Saving outdoor spaces and providing more avenues to ‘get rad’ are the thrust behind Radify Development, a business-meets-average joe website to promote sustainable ventures.
The American Dream has changed; where once it meant landing a career, living in the suburbs, and owning a color TV, now we aspire to follow our dreams – start a business and work to live, not the other way around.
However, passion projects-turned entrepreneurs often lack some of the business skills needed to succeed. That’s where Radify hopes to step in.
Community Skis: Passion Becomes Livelihood
Sawing, shaving, sanding, and waxing custom skis out of a tow-behind hut that looks like something from “Little House on the Prairie” is the kind of crazy idea that makes for a cool hobby. Hooking it up to run on 100 percent off-grid solar power and grow it into a viable business makes it just wild enough to inspire others who are passionate about the outdoors to follow their own “out-there” concepts.
Community Skis – the brick and mortar descendant of that concept – built on what 333 Skis started. That company took the seemingly daunting leap from fledgling business, scrabbling together enough money to keep the lights on, to a full-fledged independent company with a stable revenue stream.
Though it’s entirely doable, that kind of transition is what kills so many great schemes for startups. Enter Radify Development, a consulting and land acquisition/building firm that launched in March for other developers – the catchall term that refers to anyone looking to turn a plot of land into something that will host or attract people.
Radify: ‘Outdoorsy’ Business Consulting, Land Development
Before you go cross-eyed, know that this site is not just for industry professionals and real estate moguls. The firm helps independent startups and sustainably minded investors connect to a community of outdoor industry companies to secure land, raise startup funds, attract customers, and literally build a business from the ground up.

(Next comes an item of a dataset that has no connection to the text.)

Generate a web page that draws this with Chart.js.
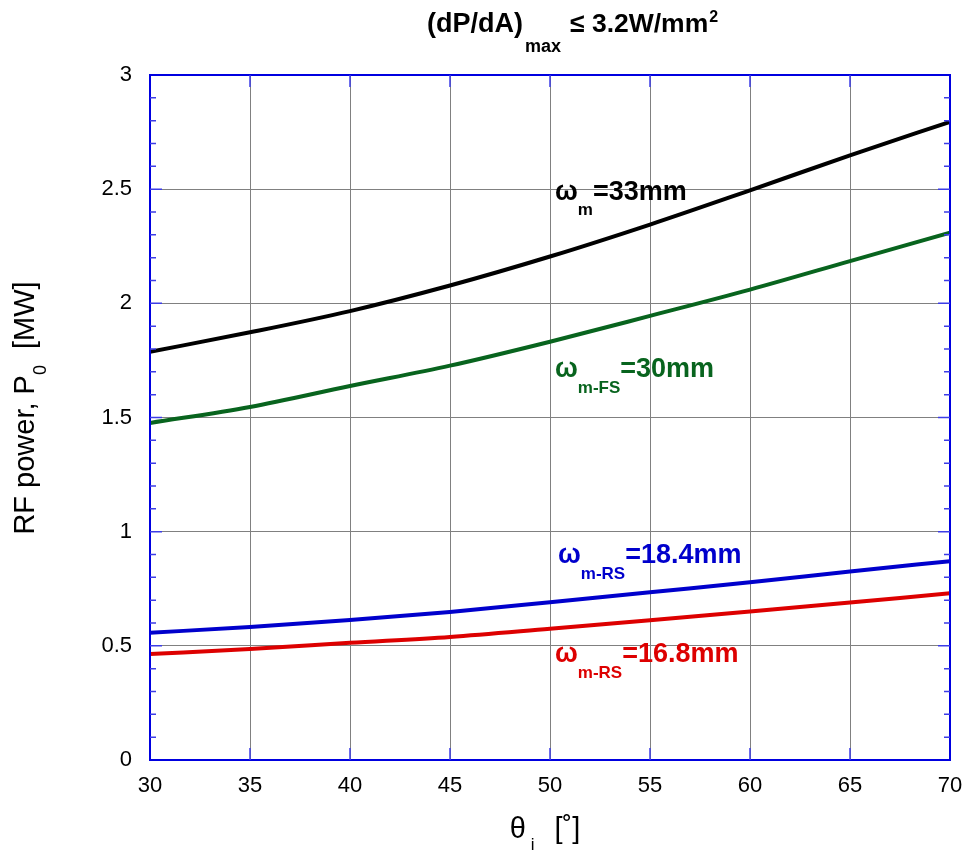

“We consult for people who have all the tools and resources, but we’re also there for anyone who just has an idea and doesn’t know how to get started,” said Johannes Ariens, Radify founder.
While the company makes money charging for consulting services, it hosts valuable free services for real beginners: A candid blog of startup advice from Ariens himself and a behind-the-scenes podcast that features outdoors entrepreneurs who’ve “made it.”
333’s mobile ski factory, a European-style, mountain-top tea house, and an art gallery ski lodge are a few of the “alternative developments” that Radify courts and features on its podcast – revealing the interesting and exhausting process of making sustainable places for folks to enjoy the outdoors.
“The people doing these projects often don’t consider themselves developers – they’re just consumed with a vision for creating an amazing outdoor experience through creative and visionary projects and the creation of greater access,” said Ariens.
While developing his own alternative development, a cold-water surf park in Washington that opens next spring, Ariens discovered the need for something like Radify – a space to perfect ideas that create sustainable, environmentally sound outdoor businesses, especially when most development is fueled by what he calls “extraction industries.”
“Industries like logging and fishing are waning, leaving economic voids to the areas they were traditionally supporting. Governments here in Washington and elsewhere are actively pursuing outdoor recreation as a viable economic solution to supplement these often rural economies,” he said of Washington’s evolving economic and environmental situation. “Alternative developments are truly viable solutions to rural economic development in natural locales that were once seen only as suitable for land use / extraction industries.”